余命とは、その人があとどれくらい生きられるかの期待値のことをいいます。がんにかかると、場合によっては医師から余命を宣告され、患者は大きなショックを受けることもあります。
しかし余命とは予測に過ぎず、実際には余命より前に亡くなってしまう人もいれば、余命より長く生きる人もいます。そのため、余命を告げられた場合でもそれに振り回されず、あくまで可能性として理解する必要があります。
本記事では、がんの余命がどのように推定されているか、さらに余命宣告を受けた後の心のケアについて解説します。
病院で医師から告げられる余命はあくまでも推測であり、患者の生きられる期間を正確に予測できるものではありません。なぜなら、がんは複雑な病気で、人によって進行状況や性質、合う治療が異なり、将来のことが予測しにくいからです。そのため、医療機関や医師によっては患者に明確な余命宣告をしない方針の場合もあります。
医師が患者に余命を伝える場合、その余命はデータに基づいて推測されます。余命を推測するために使用されるデータにはいくつか種類がありますが、主に高齢者に対して余命を推測する場合には、患者の年齢と全身状態をもとに推定されます。罹患している病気に関係のない年齢別の平均的な余命は、厚生労働省が発表する“完全生命表”を参考にします。

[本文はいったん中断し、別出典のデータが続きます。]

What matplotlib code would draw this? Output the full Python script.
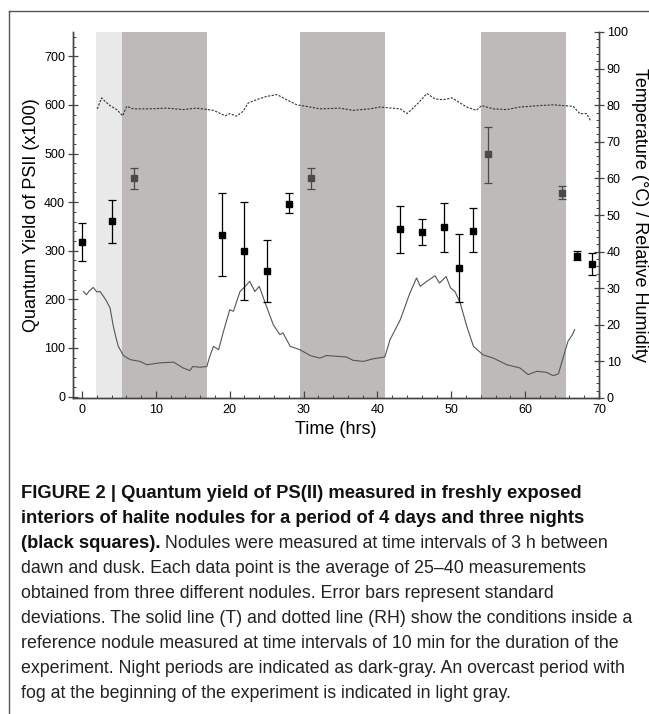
import matplotlib
matplotlib.use("Agg")
import matplotlib.pyplot as plt
from matplotlib.lines import Line2D
from matplotlib.ticker import MultipleLocator

plt.rcParams["font.family"] = ["Liberation Sans", "DejaVu Sans"]

# -----------------------------
# Data
# -----------------------------
# quantum yield, day measurements (black squares)
day_t = [0, 4, 19, 22, 25, 28, 43, 46, 49, 51, 53, 67, 69]
day_y = [318, 361, 333, 299, 259, 397, 344, 338, 348, 264, 341, 290, 273]
day_lo = [279, 316, 247, 198, 194, 377, 296, 311, 297, 195, 298, 280, 251]
day_hi = [357, 405, 418, 400, 323, 418, 392, 365, 399, 334, 388, 300, 295]

# measurements taken in night / dusk periods (gray squares)
night_t = [7, 31, 55, 65]
night_y = [449, 449, 498, 419]
night_lo = [427, 427, 440, 406]
night_hi = [471, 471, 555, 434]

# temperature (solid line), right axis units
temp_t = [0.18, 0.6, 1.0, 1.53, 2.0, 2.44, 3.0, 3.34, 3.8, 4.24, 4.6, 4.92, 5.6, 6.5,
          7.85, 8.76, 10.56, 12.4, 13.7, 14.6, 15.0, 16.0, 16.9, 17.3, 17.8, 18.5,
          19.1, 20.0, 20.5, 21.4, 22.1, 22.7, 23.4, 24.0, 24.8, 25.9, 26.8, 27.2,
          28.2, 29.5, 30.9, 32.2, 33.1, 35.8, 36.7, 38.1, 39.4, 41.0, 41.7, 43.1,
          44.4, 45.3, 45.8, 46.7, 47.8, 48.4, 49.3, 49.9, 50.5, 51.2, 52.1, 53.0,
          54.3, 55.7, 57.5, 59.3, 60.4, 61.6, 62.9, 63.8, 64.5, 65.2, 65.8, 66.4, 66.7]
temp_v = [29.1, 28.2, 29.3, 30.2, 29.0, 29.1, 27.5, 26.4, 24.6, 19.6, 16.5, 14.1, 11.6, 10.5,
          10.0, 9.1, 9.6, 9.8, 8.2, 7.5, 8.6, 8.4, 8.6, 11.4, 14.1, 13.2,
          17.8, 24.1, 23.7, 29.1, 30.5, 31.9, 29.1, 30.5, 26.0, 20.0, 17.3, 17.8,
          14.1, 13.2, 11.6, 10.9, 11.6, 11.2, 10.3, 10.0, 10.7, 11.2, 15.9, 21.4,
          28.7, 32.8, 30.5, 31.9, 33.4, 31.4, 33.2, 30.1, 29.1, 26.0, 19.6, 14.1,
          11.8, 10.9, 9.1, 8.2, 6.4, 7.3, 7.0, 6.1, 6.6, 11.4, 15.5, 17.3, 18.7]

# relative humidity (dashed line), right axis units
rh_t = [2.07, 2.66, 3.1, 3.79, 4.7, 5.5, 6.05, 6.95, 9.2, 11.5, 13.7, 15.5, 17.8,
        19.4, 20.0, 20.9, 21.8, 22.5, 23.6, 25.0, 26.4, 27.7, 29.1, 30.9, 32.2,
        34.9, 36.7, 39.0, 40.3, 43.1, 44.0, 45.3, 46.7, 47.8, 48.9, 50.1, 51.2,
        52.1, 53.4, 54.1, 55.7, 57.5, 59.3, 62.0, 63.8, 66.5, 67.4, 68.3, 68.9]
rh_v = [79.0, 82.0, 81.1, 79.9, 78.8, 77.1, 79.7, 79.0, 79.0, 79.2, 78.8, 79.2, 78.6,
        77.1, 77.7, 77.0, 78.3, 80.6, 81.5, 82.4, 82.9, 81.5, 80.1, 79.5, 79.0,
        79.2, 78.6, 79.0, 79.5, 79.0, 77.7, 80.1, 83.2, 81.7, 81.5, 82.0, 80.6,
        79.5, 78.6, 79.9, 79.0, 78.8, 79.5, 79.9, 80.1, 79.7, 77.7, 77.7, 75.6]

# shaded periods (hours)
fog_period = (1.9, 5.4)
night_periods = [(5.4, 16.9), (29.5, 41.0), (54.0, 65.5)]

caption_bold = [
    "FIGURE 2 | Quantum yield of PS(II) measured in freshly exposed",
    "interiors of halite nodules for a period of 4 days and three nights",
    "(black squares).",
]
caption_rest = [
    " Nodules were measured at time intervals of 3 h between",
    "dawn and dusk. Each data point is the average of 25\u201340 measurements",
    "obtained from three different nodules. Error bars represent standard",
    "deviations. The solid line (T) and dotted line (RH) show the conditions inside a",
    "reference nodule measured at time intervals of 10 min for the duration of the",
    "experiment. Night periods are indicated as dark-gray. An overcast period with",
    "fog at the beginning of the experiment is indicated in light gray.",
]

# -----------------------------
# Figure
# -----------------------------
W, H = 649, 714
fig = plt.figure(figsize=(W / 100, H / 100), dpi=100)
ax = fig.add_axes([72.7 / W, 1 - 398 / H, (599 - 72.7) / W, (398 - 32) / H])
ax2 = ax.twinx()
ax.set_zorder(2)
ax2.set_zorder(1)
ax.patch.set_visible(False)

# shading
ax2.axvspan(*fog_period, color="#e9e9e9", lw=0, zorder=0)
for a, b in night_periods:
    ax2.axvspan(a, b, color="#bfbaba", lw=0, zorder=0)

# T and RH
ax2.plot(temp_t, temp_v, color="#555555", lw=0.8)
ax2.plot(rh_t, rh_v, color="#333333", lw=0.8, dashes=(2, 1.3))

# quantum yield
ax.errorbar(day_t, day_y,
            yerr=[[y - l for y, l in zip(day_y, day_lo)], [h - y for y, h in zip(day_y, day_hi)]],
            fmt="s", color="black", ms=5, capsize=3, elinewidth=0.9, capthick=0.9)
ax.errorbar(night_t, night_y,
            yerr=[[y - l for y, l in zip(night_y, night_lo)], [h - y for y, h in zip(night_y, night_hi)]],
            fmt="s", color="#4a4a4a", ms=5, capsize=3, elinewidth=0.9, capthick=0.9)

ax.set_xlim(-1.26, 70)
ax.set_ylim(-3, 750)
ax2.set_ylim(0, 100)

spine_col = "#444444"
for a in (ax, ax2):
    a.spines["top"].set_visible(False)
    for s in a.spines.values():
        s.set_color(spine_col)
        s.set_linewidth(1.0)

ax.xaxis.set_major_locator(MultipleLocator(10))
ax.xaxis.set_minor_locator(MultipleLocator(2))
ax.yaxis.set_major_locator(MultipleLocator(100))
ax.yaxis.set_minor_locator(MultipleLocator(20))
ax2.yaxis.set_major_locator(MultipleLocator(10))
ax2.yaxis.set_minor_locator(MultipleLocator(2))

ax.tick_params(axis="x", which="major", direction="in", length=5, width=0.9,
               color=spine_col, labelsize=9, pad=4)
ax.tick_params(axis="x", which="minor", direction="in", length=2.5, width=0.7, color=spine_col)
ax.tick_params(axis="y", which="major", direction="inout", length=7, width=0.9,
               color=spine_col, labelsize=9, pad=2)
ax.tick_params(axis="y", which="minor", direction="in", length=2.5, width=0.7, color=spine_col)
ax2.tick_params(axis="y", which="major", direction="inout", length=7, width=0.9,
                color=spine_col, labelsize=9, pad=2)
ax2.tick_params(axis="y", which="minor", direction="in", length=2.5, width=0.7, color=spine_col)

ax.set_xlabel("Time (hrs)", fontsize=13, labelpad=4)
ax.set_ylabel("Quantum Yield of PSII (x100)", fontsize=13, labelpad=3)
ax2.set_ylabel("Temperature (\u00b0C) / Relative Humidity", fontsize=13, rotation=270,
               labelpad=15)

# panel frame (top and left edges)
fig.add_artist(Line2D([9 / W, 9 / W], [0, 1 - 11 / H], transform=fig.transFigure,
                      color="#555555", lw=1.0))
fig.add_artist(Line2D([9 / W, 1], [1 - 11 / H, 1 - 11 / H], transform=fig.transFigure,
                      color="#555555", lw=1.0))

# -----------------------------
# Caption
# -----------------------------
bold_size = 13.2
reg_size = 12.8
x0 = 21 / W
y_first = 498   # baseline of first caption line (px from top)
step = 25
t = None
for i, line in enumerate(caption_bold):
    t = fig.text(x0, 1 - (y_first + i * step) / H, line, fontsize=bold_size,
                 fontweight="bold", va="baseline", ha="left", color="#111111")
fig.add_artist(plt.Annotation(caption_rest[0],
                              xy=(1, 1 - (y_first + 2 * step) / H),
                              xycoords=(t, "figure fraction"),
                              va="baseline", ha="left", fontsize=reg_size,
                              color="#222222"))
for i, line in enumerate(caption_rest[1:]):
    fig.text(x0, 1 - (y_first + (i + 3) * step) / H, line, fontsize=reg_size,
             va="baseline", ha="left", color="#222222")

fig.savefig("out.png", dpi=100)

また、たとえ同じ年齢で同じがんの患者であっても、全身状態がよい場合、普通な場合、悪い場合によってその余命が変わってくるため、年齢別に平均余命を寿命が長かった上位25%と中央値付近の50%、そして、寿命の短かった75%とに分け、その人の全身状態に応じて「あと何年生きられる見込みか」ということを推測します。
そのほか、がんの種類別や治療の種類別に余命を推測する手段もあります。がんはできる部位や状況に応じて生存率が異なるため、国立がんセンターの“5年後生存率集計報告書”などを用いて、がんの種類別の余命を予測することもあります。また、その治療を行った場合の生存期間の平均を示す“生存期間中央値”によって、おおよその余命が推測されることもあります。
がんの診断や余命宣告を受けると強いショックを受け、精神的に落ち込んでしまい、体調を崩してしまう方もいます。そのため、余命宣告を受けたときは自分の心の状態を知り、適切なケアを受けることを検討しましょう。
また、日頃の生活において病気のことを話せる相手がいない場合や、不安、気分の落ち込みなどがなくならない場合には、まずは主治医や看護師、あるいはがん診療連携拠点病院に設置された“がん相談支援センター”に相談しましょう。相談の内容に応じて、心のケアを専門とする精神科医・心療内科医の診察や、心理士によるカウンセリングなどを受けることができます。
がんにおける余命はあくまで統計的なものであり、患者の寿命が明確に分かるわけではありません。そのため、宣告された余命に縛られすぎず、医師の指示に従い前向きに治療を検討するよう心がけましょう。
がんの診断や余命宣告を受けることは、精神に大きな衝撃を及ぼすことでしょう。強い不安を感じたり、気持ちが落ち込んでしまったりした場合は周りの人に相談するか、主治医やがん相談支援センターに相談し、適切なケアを受けることを意識しましょう。